Kintz-Konegger boosted wages 25% to 30% from pre-pandemic levels, which initially helped her replace many of the staffers she lost, only to see more departures. She’d still like to hire five more technicians and assistants.
Government data shows that hourly pay in the vet industry jumped 7% in August from a year earlier, well above the 5% average for all workers. Measured year over year, pay leapt 14.2% in January, the highest jump on records dating from 2007.
The cost of surgical supplies, medicines and lab tests are still increasing, too. Kintz-Konegger said her fees for blood tests and other lab work rose 8% both in January and August.
She passes those costs on to consumers and has raised her fee for a basic wellness exam 10% to $62. She also raised prices for sick and emergency visits.
“I feel very squeezed in the cost of services, cost of staff, cost of supplies,” she said. “It’s getting to a point where I’m going, ‘How much higher can this spiral before something gives here?’ ”
Kintz-Konegger said she’ll probably have to raise prices again soon, unless her costs stop rising.
Across the economy, other services are skyrocketing, too. The cost of dental care spiked 1.9% just in June, the biggest one-month increase since record-keeping began in 1995, and 4.7% in August from a year earlier, the most in 14 years.
Auto insurance prices have been accelerating, a result of the big jump in vehicle prices since the pandemic. Pricier cars cost more to insure. And the price of medical care for people is also increasing, fueled largely by higher labor costs.

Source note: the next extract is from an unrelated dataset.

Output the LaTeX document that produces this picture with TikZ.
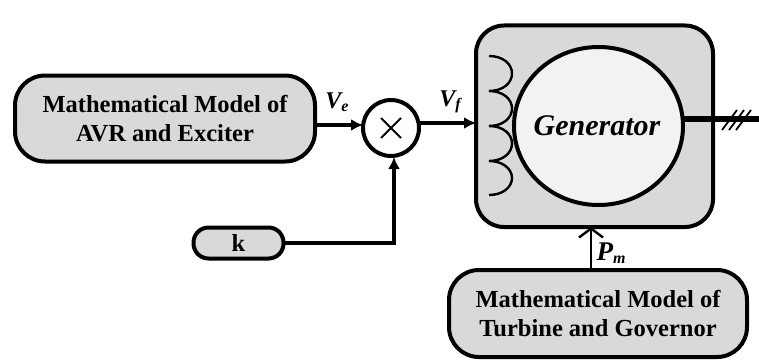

One factor in the rising cost of pet care is that it’s increasingly mimicking human health care. Specialty pet hospitals use MRI machines, expensive drugs have become available to fight cancer in pets and cats can receive kidney transplants. Vets and their technicians require advanced training to deliver such sophisticated services, which also can further inflate costs and the prices paid by consumers.

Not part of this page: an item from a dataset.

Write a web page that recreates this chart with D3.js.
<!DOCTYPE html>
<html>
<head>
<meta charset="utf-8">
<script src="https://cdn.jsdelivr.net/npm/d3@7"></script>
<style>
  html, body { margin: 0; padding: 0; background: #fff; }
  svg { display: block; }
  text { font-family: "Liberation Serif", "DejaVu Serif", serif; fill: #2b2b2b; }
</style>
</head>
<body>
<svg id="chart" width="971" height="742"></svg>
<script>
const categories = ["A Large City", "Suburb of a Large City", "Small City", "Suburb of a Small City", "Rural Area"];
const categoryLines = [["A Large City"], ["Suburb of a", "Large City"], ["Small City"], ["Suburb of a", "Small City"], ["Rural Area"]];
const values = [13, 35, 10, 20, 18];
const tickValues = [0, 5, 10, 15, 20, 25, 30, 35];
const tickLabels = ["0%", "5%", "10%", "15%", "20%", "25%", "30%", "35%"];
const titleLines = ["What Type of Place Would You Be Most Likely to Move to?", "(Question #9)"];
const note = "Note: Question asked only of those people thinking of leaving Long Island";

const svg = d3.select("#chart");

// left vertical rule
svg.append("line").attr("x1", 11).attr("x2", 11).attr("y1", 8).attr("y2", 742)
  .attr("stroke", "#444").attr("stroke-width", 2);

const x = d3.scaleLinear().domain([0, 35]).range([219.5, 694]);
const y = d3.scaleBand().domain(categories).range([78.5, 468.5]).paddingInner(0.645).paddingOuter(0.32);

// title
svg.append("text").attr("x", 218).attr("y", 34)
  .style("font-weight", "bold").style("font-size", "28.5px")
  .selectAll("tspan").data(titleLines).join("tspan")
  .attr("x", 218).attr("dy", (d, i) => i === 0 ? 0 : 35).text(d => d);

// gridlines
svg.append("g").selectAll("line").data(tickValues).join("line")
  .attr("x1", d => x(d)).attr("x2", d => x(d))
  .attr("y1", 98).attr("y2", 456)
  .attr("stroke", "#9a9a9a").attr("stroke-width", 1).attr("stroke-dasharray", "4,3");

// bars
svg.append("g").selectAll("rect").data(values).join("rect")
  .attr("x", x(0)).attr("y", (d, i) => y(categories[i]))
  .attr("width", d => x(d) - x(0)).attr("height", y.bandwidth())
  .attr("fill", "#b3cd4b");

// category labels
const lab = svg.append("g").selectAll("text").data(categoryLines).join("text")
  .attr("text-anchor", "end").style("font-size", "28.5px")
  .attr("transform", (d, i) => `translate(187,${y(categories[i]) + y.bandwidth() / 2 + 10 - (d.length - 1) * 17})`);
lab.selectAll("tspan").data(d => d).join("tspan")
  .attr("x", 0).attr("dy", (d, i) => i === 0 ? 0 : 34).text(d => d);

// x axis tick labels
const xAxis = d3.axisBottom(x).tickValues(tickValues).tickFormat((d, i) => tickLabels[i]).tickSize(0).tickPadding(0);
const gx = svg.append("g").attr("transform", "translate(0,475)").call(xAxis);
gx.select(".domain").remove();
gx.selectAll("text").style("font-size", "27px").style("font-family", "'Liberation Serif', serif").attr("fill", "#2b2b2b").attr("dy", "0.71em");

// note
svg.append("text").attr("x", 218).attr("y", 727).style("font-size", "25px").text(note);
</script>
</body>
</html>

Many pet owners are increasingly willing to spend more, and large corporate providers of vet services are happy to cater to them. Though the industry began consolidating long before the pandemic, the pace has accelerated in the past two years.

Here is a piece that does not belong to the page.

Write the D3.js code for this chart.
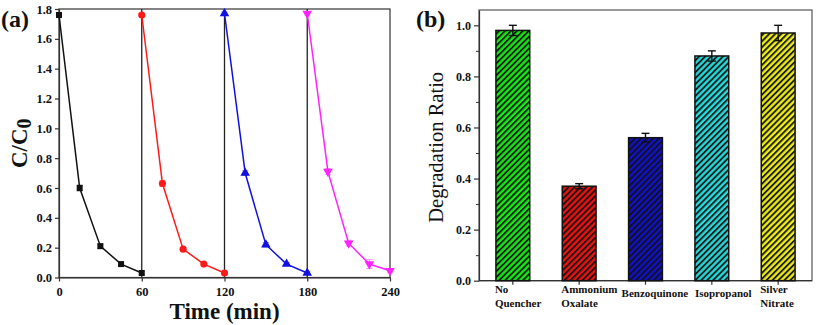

John Volk, a senior consultant at Brakke Consulting, estimates that 25% of the 30,000 vet clinics in the United States are owned by large chains. The consolidation is much higher among the 1,200 emergency and specialty vet hospitals, about 75% of which are owned by chains.
Mars, the candy and pet food company, is the biggest owner of vet practices, with 2,500 clinics and hospitals worldwide. Another chain, National Veterinary Associates, owns 1,400 vet practices in the U.S. and overseas. It was acquired in 2020 by a Luxembourg-based private equity firm, JAB, and has recently come under scrutiny by the FTC.
In June, the FTC forced it to sell some vet hospitals in order to complete two new acquisitions. FTC Chair Lina Khan asserted that “serial acquisitions” by private equity firms and big corporations allow them “to accrue market power and reduce incentives to compete, potentially leading to increased prices and degraded quality.”
Some industry experts say larger chains can hold prices down by using their size to secure lower prices for supplies and drugs. How much the industry’s consolidation has contributed to higher costs is hotly debated within the vet industry, just as it is in the broader economy.
In the meantime, many vets are still looking to hire, a sign that the inflationary pressure from rising wages may take a long time to ease.
“We still don’t have enough veterinarians to handle all the demand that’s out there,” said Michelle Vitulli, who owns eight vet clinics in Northern Virginia and Maryland.